No matter how much or how little money you earn, investing for the future is critical. Most finance experts suggest putting at least 10-15 percent of your take-home income into savings each month; however, that is not realistic for everyone. Living within a budget and investing will help you prepare for your future and retirement. Check out a few of the simplest ways to invest in your future.
Save
Many may believe it’s impossible, but it can be done. If it seems a little tough, cut back on things like eating out, sodas, cigarettes, etc. Buying groceries and cooking at home can save at least $30 a week.

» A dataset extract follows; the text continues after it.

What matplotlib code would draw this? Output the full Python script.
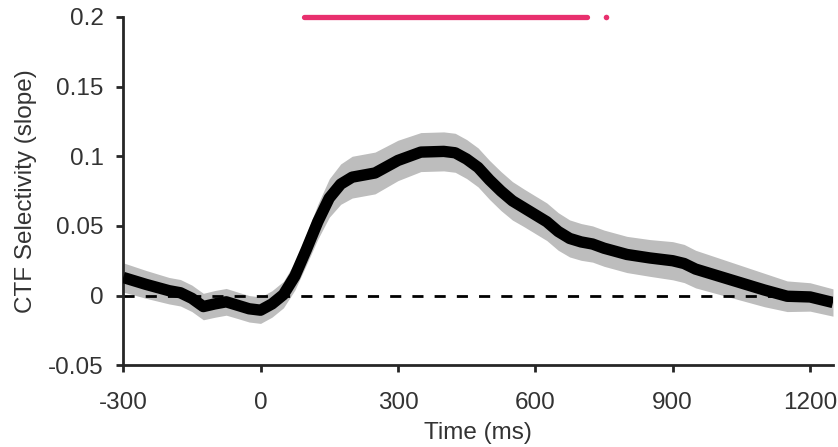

Putting the saved money away can really add up within a year.
Mutual funds
Mutual funds collect a big pool of money from many investors and then invest that money collectively, giving you shares that correspond to the amount you invested. However, before buying into a mutual fund, consult with a retirement or financial adviser to confirm that the fund is the proper investment for your portfolio.
Stocks
Stocks are simply buying a very small share of a company. When a company wants to raise money, they issue stock. As you acquire more stock, your ownership stake in the company increases. Making money consistently from buying stock can be somewhat difficult if you aren’t familiar. It’s best to do your research before jumping in.
Bonds
Bonds typically offer lower returns than stocks, but they also have less risk, as even if a company goes under and declares bankruptcy, bondholders are first in line to get paid, ahead of stock investors. Some issuers offer bonds directly, including the U.S. Treasury and major corporate issuers.
Become an entrepreneur
Being your own boss has its pros and cons. However, working for yourself and doing what you love can be rewarding — monetarily and emotionally.